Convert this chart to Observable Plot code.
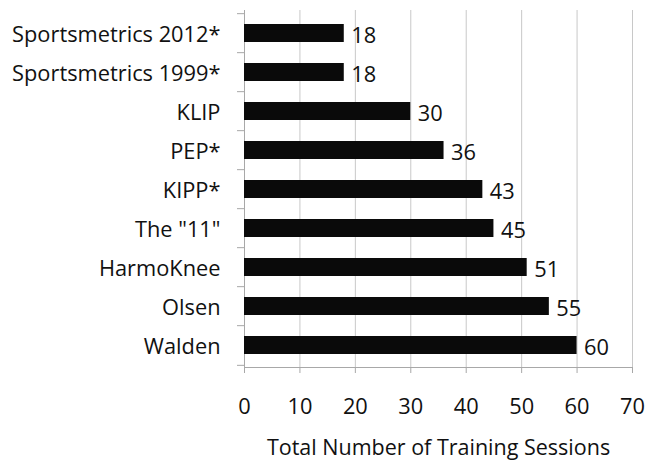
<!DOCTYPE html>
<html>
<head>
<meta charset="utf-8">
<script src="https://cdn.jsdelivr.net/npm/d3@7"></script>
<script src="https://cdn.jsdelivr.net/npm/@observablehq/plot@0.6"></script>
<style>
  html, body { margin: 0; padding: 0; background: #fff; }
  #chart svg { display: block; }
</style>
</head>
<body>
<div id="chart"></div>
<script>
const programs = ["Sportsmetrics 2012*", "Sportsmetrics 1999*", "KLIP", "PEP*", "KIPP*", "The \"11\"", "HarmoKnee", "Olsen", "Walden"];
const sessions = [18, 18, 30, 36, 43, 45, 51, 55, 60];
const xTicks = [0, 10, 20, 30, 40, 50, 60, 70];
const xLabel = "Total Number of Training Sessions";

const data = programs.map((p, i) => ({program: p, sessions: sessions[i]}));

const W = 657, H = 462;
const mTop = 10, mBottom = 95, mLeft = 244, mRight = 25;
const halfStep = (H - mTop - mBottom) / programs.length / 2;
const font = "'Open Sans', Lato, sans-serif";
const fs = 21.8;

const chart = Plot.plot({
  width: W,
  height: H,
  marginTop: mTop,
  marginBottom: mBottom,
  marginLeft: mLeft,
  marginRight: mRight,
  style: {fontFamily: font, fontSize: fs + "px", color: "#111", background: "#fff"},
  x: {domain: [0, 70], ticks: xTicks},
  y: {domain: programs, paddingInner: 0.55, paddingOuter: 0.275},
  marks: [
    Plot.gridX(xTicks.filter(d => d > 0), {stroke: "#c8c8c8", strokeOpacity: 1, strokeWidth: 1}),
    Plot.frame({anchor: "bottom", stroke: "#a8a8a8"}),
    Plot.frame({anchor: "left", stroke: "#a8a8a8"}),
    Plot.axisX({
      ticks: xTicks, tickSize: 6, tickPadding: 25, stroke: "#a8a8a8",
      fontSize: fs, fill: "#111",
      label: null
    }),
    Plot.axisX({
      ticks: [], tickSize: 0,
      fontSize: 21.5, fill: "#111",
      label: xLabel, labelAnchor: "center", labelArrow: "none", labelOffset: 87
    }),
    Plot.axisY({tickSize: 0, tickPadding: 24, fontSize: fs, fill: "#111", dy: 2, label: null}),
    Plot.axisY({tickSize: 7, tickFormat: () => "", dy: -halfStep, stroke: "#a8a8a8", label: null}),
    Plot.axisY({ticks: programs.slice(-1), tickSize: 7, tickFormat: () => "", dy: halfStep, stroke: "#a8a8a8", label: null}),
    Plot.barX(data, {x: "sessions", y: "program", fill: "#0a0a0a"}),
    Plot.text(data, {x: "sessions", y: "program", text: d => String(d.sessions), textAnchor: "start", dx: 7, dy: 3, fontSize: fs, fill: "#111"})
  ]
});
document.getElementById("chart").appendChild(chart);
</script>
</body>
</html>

_ _ _

**YOUR GOAL**: Work out how many lines of the data above contain the string "chart" and give the number alone.

**FINAL ANSWER**: 5